Most of us in New York have become accustomed to this odd Puritanical obstruction, but recent news that Connecticut was on the path to repealing its Blue Laws opened up old wounds. Everyone made such a big deal about the recent legislation that was passed in Connecticut, and how it was going to make Indiana the last state with strict laws restricting the sale of alcohol on Sunday.
What annoys me is the suggestion that Indiana was the last state standing. But you and I still can’t buy booze here in NYC on Sunday morning. Even Fresh Direct refuses to deliver liquor or spirits before 12 noon. Trust me, I’ve tried.
Despite legislation that liberalized New York’s Blue Laws over the past 10 years, the sale of beer, liquor and wine is still prohibited here before 8 a.m. What annoys me there is that it appears there’s a fair amount of self-regulation going on: Fresh Direct, and all the stores in my neighborhood, keep the prohibition on for an extra four hours. Whether it’s legislated or not, most of the New York City functions as if the Blue Laws keep us dry until noon.
There’s a long, quaint history to our country’s Blue Laws, dating back to when we were a god-fearing nation. At first, folks weren’t even allowed to play or work on Sunday. By the 1960s, people started challenging these rules on the basis of separation of church of state, and the Supreme Court took it upon itself to defend restricting the selling of alcohol, partly on the belief that there should be “a day of rest, repose, recreation and tranquility.” How those justices could deem beer and repose as mutually exclusive gets me.
Since then, there’s been a slow erosion of the restrictions, and the current recession really helped crack them, under the logic that commerce shouldn’t be restricted in these tough times. That was the driving rationale behind the new Connecticut legislation. The governor there insisted that future Sundays of alcohol sales would mean a windfall of cash, in the millions; money that presumably flows out of the state for people who buy their liquor in neighboring states. Again, what everyone, the governor included, seemed to forget, is that New York still has de facto and de jure Blue Laws in effect.

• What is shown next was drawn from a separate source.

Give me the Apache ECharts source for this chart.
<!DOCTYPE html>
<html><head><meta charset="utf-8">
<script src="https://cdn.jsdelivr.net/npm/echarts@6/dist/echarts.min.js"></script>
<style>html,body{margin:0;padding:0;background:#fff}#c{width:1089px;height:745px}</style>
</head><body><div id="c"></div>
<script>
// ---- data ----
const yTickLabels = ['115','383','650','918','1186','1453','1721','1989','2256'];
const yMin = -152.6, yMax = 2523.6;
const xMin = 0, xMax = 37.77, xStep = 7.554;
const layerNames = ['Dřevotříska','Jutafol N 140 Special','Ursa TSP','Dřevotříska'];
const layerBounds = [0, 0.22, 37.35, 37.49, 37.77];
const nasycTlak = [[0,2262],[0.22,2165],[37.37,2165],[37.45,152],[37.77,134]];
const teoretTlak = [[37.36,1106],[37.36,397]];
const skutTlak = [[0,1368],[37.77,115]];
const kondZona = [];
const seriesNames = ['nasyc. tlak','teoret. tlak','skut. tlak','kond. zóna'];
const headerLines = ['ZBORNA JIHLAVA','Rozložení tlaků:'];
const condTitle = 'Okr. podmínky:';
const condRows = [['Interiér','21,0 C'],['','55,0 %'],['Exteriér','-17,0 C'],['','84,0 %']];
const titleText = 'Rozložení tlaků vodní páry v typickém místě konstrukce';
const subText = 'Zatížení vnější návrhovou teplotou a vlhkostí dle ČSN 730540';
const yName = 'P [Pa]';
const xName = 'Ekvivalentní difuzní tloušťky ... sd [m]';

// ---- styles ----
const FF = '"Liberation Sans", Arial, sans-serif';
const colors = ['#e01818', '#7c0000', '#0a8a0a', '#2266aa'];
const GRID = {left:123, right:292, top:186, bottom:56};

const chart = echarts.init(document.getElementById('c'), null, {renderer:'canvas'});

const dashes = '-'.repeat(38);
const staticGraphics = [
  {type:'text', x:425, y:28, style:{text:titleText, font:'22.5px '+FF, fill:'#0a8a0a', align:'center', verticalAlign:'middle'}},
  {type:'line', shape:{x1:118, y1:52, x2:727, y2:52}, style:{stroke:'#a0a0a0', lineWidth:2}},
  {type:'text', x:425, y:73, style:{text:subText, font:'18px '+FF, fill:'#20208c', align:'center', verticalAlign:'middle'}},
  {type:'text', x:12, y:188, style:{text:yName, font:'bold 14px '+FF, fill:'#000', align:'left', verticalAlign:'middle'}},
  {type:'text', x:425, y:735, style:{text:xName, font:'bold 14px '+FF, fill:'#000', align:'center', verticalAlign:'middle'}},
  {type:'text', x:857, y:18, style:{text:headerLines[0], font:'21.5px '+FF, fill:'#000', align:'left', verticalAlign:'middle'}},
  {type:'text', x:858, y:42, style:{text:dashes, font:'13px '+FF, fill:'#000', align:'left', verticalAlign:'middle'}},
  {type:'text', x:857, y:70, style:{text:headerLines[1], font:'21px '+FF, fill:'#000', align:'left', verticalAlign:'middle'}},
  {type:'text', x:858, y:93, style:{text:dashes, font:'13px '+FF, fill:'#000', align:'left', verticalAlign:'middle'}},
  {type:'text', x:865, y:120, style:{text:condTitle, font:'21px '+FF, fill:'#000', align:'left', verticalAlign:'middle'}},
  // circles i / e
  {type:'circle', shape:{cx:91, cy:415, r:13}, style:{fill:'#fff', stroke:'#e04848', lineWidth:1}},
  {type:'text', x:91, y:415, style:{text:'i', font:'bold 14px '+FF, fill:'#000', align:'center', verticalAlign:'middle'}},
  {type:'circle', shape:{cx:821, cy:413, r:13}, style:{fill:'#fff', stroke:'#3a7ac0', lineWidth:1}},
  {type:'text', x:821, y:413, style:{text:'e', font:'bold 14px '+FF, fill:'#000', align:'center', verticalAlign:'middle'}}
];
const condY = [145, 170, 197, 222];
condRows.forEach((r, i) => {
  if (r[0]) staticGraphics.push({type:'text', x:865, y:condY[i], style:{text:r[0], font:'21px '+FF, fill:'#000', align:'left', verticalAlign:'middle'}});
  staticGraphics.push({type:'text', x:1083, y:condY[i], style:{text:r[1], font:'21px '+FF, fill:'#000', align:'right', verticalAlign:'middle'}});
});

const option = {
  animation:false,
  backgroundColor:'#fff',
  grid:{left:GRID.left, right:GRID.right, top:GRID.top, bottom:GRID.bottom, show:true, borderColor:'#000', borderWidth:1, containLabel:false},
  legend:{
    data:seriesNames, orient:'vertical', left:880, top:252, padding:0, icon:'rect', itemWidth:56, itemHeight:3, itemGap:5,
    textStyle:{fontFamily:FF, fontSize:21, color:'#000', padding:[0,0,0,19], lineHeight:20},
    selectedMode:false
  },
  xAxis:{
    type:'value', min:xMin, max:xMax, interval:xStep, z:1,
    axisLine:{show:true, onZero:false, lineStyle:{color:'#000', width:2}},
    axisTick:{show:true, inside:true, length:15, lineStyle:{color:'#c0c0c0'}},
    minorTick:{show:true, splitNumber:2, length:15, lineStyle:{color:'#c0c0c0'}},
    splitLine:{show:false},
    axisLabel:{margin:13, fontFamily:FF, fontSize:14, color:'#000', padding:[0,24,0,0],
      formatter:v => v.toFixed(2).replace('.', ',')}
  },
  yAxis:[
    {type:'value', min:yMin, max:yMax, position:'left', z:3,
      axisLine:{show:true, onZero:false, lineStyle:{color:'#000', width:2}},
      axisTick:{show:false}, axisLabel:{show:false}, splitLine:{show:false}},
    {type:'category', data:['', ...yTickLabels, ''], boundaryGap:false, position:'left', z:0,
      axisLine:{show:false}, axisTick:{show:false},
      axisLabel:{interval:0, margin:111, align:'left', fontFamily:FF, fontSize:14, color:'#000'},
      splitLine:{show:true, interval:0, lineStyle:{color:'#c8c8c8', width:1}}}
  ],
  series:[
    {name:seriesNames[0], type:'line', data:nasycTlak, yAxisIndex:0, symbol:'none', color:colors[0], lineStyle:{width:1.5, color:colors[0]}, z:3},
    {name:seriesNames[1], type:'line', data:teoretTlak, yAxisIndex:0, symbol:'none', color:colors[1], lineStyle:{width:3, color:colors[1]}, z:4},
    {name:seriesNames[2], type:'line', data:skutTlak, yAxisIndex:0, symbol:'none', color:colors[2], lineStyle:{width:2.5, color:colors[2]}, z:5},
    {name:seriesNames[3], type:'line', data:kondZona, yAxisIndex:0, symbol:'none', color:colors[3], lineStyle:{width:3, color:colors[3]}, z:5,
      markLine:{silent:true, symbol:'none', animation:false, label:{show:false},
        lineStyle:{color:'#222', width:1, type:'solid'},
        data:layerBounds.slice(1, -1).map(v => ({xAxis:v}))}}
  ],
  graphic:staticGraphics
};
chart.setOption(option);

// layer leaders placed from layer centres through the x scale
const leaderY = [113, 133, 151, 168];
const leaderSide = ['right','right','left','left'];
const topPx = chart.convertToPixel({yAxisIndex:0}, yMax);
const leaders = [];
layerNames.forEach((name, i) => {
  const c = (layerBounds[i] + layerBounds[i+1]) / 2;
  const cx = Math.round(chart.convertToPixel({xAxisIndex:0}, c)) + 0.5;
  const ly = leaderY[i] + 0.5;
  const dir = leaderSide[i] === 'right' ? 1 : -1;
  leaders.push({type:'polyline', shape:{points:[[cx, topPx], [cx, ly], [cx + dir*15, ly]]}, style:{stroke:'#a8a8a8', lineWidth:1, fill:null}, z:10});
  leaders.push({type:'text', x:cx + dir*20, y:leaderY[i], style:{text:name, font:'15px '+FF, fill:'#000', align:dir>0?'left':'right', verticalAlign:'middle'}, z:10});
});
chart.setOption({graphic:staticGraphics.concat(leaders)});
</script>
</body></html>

Why do I care? Rather than getting particularly thirsty on Sunday mornings, this is a point of principle. Just last year, when I was in California during Easter weekend, my friend Erik asked me to pick up some booze for a picnic. I scoffed, and told him I didn’t think I’d be able to get anything on Easter morning. He scoffed right back, and directed me to a nearby mall where, sure enough, I, and dozens of other free Americans, happily piled up our carts (while wearing flip-flops, no less) with libations. It was barely 9 a.m. It really took the edge off my New York City pride.